Thinking about the origins of property in this way allows us to consider that the value of property lies within the fundamentally humane confines of a community—of other people and me, not other people or me. This is true of property all over the world. Not every human community has property in land, but all human groups have property in tools, utensils, or ornaments. I did say “all.” Every human community distinguishes things that belong to the individual from things that belong to others. However minimal it may be, there are some things about which only a particular individual can say, “This is mine.” Not all spears or ceremonial ornaments are the same. Like lacrosse sticks and Hello Kitty backpacks, the custom is such that there is but one individual who can wield or wear it.
Property is not merely my claim “That spear is mine,” nor just about me confronting an interloper who tries to grab my spear. Property is embedded as custom in the community that surrounds me. To claim property in anything is to have learned from my mentors when other people can know that what I say about such a thing is true. I draw upon the approval of my community to make such a claim. It is a “me with my community” mentality to say “Hey, that spear is mine!”
My community backs me up because I respect their claims to the property in the spears they create. We honor each other’s claims to the things we individually create because doing so prevents quarrels and violence in our community.
That’s not to say we are a community of angels. Human beings are an insolent, rapacious breed, particularly when resources are scarce. But it is a mistake to confuse human fallibility for the ultimate explanation of property. That people quarrel and dispute claims of property does not mean property is inherently violent. When someone comes to take a spear I claim as mine, the question for the community is whether my claim is indeed true, for I too could be in the wrong or simply mistaken. Moreover, even if the community punishes the interloper for taking my spear without my consent, the ultimate explanation of property is still not violence. It is peace for the rest of the community who says to me, “That spear is yours.”

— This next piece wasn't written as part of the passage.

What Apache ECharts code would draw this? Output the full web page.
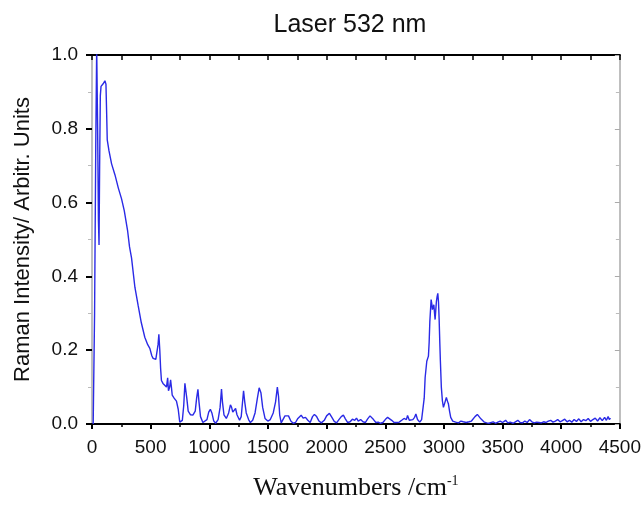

In 1975, the State of California unintentionally created conflict when it allowed union organizers in October 2015 to burst into a Cedar Point Nursery facility with bullhorns. The reason why the Constitution requires just compensation for physical takings of property is that it maintains peace. In Cedar Point the Supreme Court ruled that the government cannot authorize people to enter an owner’s land without paying just compensation. In other words, it ruled for keeping the peace, here and now and for the unforeseeable future.